** begin PROVIDED DATA **
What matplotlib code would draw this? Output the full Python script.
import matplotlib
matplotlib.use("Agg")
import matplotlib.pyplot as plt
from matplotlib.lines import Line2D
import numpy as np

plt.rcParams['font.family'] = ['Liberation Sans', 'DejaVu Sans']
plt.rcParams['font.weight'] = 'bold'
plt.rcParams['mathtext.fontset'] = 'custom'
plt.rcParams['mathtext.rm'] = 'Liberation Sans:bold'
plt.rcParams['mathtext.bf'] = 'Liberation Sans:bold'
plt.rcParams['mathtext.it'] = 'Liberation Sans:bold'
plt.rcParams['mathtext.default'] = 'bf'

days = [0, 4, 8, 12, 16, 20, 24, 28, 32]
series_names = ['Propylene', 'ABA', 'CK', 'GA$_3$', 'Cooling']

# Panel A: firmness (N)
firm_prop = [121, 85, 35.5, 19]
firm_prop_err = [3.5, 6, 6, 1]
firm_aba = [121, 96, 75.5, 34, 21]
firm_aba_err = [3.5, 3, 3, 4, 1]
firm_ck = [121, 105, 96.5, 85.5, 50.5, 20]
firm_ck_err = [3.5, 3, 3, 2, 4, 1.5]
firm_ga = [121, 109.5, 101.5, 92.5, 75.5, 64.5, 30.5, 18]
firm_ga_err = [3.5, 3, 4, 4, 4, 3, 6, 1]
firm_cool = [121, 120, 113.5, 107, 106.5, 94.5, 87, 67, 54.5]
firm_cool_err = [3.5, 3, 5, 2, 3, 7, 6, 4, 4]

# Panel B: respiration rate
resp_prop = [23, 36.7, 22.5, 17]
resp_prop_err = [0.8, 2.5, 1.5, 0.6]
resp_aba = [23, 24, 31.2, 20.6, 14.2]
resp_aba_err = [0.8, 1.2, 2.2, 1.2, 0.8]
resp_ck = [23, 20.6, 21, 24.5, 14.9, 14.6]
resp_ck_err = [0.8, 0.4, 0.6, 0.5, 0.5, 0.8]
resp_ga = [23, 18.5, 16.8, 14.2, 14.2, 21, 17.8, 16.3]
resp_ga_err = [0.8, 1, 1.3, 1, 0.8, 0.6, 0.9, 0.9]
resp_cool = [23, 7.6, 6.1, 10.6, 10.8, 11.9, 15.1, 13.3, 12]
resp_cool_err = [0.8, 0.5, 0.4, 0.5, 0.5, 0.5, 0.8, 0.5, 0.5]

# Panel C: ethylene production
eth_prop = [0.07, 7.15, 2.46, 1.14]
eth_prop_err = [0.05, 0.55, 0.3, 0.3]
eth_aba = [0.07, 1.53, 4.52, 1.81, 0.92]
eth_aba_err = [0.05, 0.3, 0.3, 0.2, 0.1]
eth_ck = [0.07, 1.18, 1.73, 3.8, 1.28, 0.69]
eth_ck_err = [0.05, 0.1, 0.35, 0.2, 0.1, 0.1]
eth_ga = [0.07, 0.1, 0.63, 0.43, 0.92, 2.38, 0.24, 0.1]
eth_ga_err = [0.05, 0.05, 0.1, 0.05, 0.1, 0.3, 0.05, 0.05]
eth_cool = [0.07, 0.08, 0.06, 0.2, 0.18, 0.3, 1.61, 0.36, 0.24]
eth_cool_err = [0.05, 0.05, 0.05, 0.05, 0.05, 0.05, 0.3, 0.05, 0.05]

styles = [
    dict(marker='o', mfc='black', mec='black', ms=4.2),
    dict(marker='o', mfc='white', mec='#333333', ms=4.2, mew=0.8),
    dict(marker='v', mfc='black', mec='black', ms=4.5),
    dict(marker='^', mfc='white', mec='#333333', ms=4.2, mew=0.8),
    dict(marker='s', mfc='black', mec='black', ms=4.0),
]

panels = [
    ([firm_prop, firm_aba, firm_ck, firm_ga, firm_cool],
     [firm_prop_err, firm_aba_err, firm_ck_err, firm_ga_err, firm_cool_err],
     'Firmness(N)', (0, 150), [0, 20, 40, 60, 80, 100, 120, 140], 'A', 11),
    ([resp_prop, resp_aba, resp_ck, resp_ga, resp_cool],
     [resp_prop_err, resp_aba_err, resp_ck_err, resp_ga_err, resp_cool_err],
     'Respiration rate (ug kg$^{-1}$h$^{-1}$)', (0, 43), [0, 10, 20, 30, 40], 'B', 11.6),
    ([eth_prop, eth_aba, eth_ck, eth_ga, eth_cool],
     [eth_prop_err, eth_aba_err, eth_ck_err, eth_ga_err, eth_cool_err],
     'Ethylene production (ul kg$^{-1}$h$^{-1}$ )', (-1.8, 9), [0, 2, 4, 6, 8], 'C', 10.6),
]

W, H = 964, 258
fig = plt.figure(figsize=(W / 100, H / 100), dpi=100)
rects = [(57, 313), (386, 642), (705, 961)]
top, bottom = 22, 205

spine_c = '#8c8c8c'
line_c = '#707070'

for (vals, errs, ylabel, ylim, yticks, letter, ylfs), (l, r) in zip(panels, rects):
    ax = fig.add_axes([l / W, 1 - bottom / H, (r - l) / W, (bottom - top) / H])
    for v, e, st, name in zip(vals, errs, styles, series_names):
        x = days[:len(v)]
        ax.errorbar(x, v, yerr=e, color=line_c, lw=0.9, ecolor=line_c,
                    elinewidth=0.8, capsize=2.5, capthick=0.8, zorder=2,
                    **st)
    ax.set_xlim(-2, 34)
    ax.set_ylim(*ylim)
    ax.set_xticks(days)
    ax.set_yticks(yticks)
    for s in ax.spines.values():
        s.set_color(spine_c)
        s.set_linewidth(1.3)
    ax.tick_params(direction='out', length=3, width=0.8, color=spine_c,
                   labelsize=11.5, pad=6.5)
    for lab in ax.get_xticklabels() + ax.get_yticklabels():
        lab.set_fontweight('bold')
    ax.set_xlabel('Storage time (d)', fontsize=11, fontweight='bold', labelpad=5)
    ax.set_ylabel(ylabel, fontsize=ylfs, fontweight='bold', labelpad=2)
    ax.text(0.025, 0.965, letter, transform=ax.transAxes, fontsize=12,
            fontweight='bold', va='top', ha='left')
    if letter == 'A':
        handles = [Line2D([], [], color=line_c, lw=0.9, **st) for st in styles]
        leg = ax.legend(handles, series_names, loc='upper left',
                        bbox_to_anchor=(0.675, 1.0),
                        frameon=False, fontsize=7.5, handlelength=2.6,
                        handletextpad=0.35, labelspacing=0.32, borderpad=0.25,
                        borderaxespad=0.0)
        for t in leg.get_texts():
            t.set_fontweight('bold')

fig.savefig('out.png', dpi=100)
** end PROVIDED DATA **
** begin PROVIDED DATA **
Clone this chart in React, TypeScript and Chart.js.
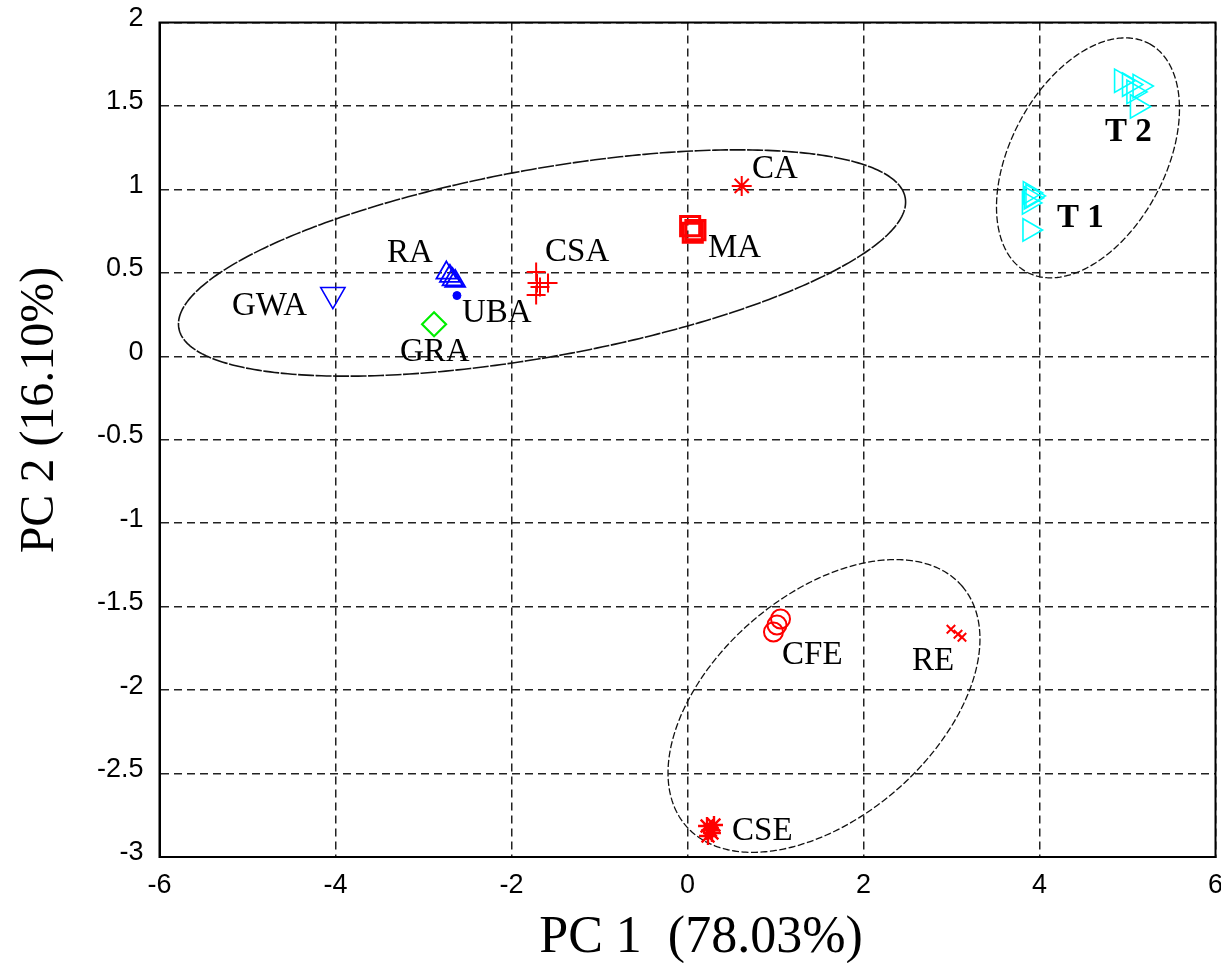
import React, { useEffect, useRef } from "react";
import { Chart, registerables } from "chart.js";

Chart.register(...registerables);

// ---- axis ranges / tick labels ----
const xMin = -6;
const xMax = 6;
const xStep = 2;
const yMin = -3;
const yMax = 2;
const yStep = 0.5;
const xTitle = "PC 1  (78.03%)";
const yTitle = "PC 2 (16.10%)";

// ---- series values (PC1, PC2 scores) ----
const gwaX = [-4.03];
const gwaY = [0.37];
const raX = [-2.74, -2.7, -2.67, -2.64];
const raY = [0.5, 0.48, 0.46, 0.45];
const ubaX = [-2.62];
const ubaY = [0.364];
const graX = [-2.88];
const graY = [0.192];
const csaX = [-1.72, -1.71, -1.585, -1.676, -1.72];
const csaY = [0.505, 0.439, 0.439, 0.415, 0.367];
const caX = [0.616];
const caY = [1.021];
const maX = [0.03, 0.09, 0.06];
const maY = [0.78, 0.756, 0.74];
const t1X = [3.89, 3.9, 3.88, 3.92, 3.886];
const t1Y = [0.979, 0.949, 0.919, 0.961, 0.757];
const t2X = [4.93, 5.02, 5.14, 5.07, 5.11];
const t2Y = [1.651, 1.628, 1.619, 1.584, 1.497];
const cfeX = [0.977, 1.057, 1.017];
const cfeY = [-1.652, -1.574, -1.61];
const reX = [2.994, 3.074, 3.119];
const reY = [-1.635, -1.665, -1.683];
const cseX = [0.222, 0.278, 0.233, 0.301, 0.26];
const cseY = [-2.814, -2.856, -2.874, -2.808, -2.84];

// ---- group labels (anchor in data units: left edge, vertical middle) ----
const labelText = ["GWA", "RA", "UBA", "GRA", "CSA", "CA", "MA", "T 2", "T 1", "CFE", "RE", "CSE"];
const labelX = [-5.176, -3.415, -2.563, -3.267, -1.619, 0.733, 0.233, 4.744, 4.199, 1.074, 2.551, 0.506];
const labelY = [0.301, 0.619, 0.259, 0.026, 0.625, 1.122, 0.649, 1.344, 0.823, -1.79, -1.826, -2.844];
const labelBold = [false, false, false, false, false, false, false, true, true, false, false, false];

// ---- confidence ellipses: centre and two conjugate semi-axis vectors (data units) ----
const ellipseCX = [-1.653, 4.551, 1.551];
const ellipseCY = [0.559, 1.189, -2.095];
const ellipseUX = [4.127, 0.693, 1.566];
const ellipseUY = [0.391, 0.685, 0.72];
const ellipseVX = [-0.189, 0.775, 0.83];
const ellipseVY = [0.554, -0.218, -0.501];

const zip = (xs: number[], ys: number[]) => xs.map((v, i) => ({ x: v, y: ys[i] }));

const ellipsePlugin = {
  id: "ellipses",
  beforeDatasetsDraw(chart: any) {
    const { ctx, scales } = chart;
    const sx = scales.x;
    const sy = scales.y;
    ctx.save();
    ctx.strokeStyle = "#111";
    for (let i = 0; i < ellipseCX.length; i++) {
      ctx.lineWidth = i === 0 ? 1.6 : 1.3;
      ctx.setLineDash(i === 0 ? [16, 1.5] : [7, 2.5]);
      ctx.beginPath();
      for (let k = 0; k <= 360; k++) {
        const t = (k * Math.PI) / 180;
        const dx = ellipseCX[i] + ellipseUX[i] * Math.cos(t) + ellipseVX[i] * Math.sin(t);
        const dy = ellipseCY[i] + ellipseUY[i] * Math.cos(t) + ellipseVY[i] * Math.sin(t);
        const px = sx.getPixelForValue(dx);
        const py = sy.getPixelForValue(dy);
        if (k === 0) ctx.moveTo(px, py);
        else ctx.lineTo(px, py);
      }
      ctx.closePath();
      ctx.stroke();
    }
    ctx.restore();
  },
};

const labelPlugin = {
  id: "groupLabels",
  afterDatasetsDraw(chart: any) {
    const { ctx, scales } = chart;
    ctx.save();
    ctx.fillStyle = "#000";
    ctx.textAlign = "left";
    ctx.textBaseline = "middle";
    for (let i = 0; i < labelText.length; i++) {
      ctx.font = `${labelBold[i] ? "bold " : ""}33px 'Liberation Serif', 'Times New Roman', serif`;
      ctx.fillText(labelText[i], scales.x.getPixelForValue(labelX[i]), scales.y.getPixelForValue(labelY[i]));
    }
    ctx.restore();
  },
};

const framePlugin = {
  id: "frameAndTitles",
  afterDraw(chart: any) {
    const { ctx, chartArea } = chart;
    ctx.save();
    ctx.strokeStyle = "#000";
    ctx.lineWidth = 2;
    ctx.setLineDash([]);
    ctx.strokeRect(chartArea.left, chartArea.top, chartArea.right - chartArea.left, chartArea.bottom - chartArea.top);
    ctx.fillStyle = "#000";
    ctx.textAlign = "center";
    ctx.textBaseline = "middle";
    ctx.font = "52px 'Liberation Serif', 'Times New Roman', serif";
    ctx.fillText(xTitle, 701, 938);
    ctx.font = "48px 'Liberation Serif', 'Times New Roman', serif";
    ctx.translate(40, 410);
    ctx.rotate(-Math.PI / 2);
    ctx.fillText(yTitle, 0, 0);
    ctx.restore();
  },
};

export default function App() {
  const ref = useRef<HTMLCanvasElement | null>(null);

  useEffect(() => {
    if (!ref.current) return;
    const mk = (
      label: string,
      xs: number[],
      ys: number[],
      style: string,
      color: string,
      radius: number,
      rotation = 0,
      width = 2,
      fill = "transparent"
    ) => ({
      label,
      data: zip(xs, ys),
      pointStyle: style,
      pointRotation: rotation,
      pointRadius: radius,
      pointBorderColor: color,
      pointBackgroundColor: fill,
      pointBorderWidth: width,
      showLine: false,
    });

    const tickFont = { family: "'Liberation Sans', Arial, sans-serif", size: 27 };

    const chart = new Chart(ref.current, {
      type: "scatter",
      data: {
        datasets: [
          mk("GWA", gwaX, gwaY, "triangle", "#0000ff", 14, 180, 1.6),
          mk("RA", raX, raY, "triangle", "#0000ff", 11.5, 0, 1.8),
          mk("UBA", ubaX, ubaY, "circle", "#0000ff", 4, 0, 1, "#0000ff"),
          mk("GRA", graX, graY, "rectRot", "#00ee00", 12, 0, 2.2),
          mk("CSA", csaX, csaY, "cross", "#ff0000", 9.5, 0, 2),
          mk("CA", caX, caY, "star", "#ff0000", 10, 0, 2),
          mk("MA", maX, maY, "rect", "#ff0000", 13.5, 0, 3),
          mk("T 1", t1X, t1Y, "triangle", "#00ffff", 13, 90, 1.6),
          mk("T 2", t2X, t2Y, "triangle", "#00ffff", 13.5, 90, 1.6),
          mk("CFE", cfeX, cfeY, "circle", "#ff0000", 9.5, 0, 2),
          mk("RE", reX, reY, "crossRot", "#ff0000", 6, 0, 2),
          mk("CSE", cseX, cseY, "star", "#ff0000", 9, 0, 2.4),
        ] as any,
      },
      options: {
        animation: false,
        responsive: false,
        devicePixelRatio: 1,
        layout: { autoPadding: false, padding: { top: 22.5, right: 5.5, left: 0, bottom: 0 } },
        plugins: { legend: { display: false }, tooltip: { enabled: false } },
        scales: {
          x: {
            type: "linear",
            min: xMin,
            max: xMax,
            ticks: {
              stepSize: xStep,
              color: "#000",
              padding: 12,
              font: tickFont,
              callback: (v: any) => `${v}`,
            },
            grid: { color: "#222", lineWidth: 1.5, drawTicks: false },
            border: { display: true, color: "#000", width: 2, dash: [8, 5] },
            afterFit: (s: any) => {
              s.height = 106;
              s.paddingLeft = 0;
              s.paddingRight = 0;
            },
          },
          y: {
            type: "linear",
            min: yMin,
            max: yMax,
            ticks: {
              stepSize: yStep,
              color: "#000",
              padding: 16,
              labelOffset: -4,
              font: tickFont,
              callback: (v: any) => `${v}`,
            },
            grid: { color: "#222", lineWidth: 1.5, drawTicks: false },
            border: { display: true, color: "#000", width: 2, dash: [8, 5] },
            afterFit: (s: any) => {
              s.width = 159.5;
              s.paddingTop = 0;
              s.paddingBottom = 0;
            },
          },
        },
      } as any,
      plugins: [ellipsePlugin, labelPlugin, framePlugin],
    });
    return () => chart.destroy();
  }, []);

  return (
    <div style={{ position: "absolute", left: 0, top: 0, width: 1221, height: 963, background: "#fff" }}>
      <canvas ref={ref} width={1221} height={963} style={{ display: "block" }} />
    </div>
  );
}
** end PROVIDED DATA **
** begin PROVIDED DATA **
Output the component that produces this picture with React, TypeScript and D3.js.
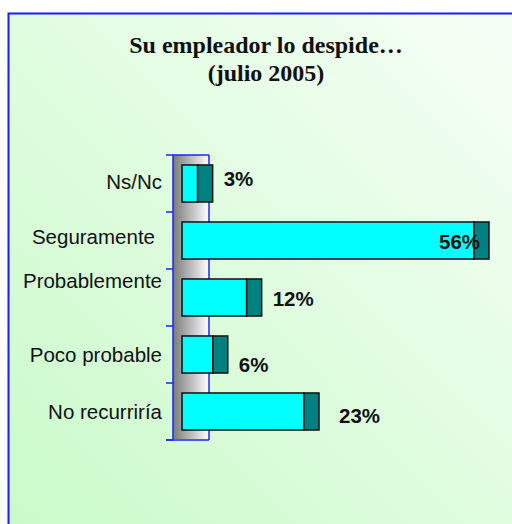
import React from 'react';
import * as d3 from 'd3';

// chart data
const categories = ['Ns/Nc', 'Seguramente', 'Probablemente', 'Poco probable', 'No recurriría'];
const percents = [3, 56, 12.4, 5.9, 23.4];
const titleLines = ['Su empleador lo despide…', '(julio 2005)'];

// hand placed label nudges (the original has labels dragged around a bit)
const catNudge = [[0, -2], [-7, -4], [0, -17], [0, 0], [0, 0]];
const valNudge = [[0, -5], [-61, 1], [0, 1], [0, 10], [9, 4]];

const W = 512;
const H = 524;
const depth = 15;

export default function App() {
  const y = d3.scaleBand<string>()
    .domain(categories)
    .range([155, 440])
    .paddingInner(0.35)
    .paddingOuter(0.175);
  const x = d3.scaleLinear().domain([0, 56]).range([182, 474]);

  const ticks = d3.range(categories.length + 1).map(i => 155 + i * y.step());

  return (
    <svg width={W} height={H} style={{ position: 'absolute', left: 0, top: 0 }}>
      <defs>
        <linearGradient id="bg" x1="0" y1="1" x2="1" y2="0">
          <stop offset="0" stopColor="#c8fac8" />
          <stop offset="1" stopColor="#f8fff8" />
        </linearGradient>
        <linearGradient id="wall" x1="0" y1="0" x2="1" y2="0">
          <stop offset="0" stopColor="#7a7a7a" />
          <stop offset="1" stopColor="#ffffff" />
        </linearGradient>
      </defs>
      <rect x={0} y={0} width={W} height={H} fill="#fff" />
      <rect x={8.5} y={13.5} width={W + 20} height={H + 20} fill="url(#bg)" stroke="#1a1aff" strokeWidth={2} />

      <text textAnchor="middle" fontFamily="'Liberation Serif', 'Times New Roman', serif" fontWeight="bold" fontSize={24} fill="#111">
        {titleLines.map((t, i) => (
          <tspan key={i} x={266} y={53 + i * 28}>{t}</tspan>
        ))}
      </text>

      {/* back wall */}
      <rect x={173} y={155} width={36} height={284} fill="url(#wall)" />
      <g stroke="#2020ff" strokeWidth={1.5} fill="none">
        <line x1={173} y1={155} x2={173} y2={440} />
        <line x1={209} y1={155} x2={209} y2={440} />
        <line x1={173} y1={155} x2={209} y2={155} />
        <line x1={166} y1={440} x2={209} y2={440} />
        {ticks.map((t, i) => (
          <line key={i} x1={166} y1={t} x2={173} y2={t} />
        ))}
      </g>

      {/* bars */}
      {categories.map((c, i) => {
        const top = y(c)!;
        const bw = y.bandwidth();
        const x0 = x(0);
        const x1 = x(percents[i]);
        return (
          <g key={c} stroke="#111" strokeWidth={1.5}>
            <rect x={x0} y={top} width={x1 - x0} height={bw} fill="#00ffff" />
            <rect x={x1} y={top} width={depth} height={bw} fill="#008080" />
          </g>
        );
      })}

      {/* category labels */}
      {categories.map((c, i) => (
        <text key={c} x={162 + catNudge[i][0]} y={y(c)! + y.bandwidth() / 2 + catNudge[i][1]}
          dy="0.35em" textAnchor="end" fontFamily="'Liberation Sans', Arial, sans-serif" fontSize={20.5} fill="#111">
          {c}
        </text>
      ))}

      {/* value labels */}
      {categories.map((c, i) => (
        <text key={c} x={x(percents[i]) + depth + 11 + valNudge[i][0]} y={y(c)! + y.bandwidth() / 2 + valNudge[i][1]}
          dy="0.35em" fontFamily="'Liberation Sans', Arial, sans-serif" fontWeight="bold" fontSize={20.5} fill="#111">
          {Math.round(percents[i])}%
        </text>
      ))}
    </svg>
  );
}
** end PROVIDED DATA **
Everything from the line containing "What matplotlib code" down to the line containing "import numpy as np" should be retyped exactly, both lines included, and nothing more.

__SOLVED EXERCISE__
What matplotlib code would draw this? Output the full Python script.
import matplotlib
matplotlib.use("Agg")
import matplotlib.pyplot as plt
from matplotlib.lines import Line2D
import numpy as np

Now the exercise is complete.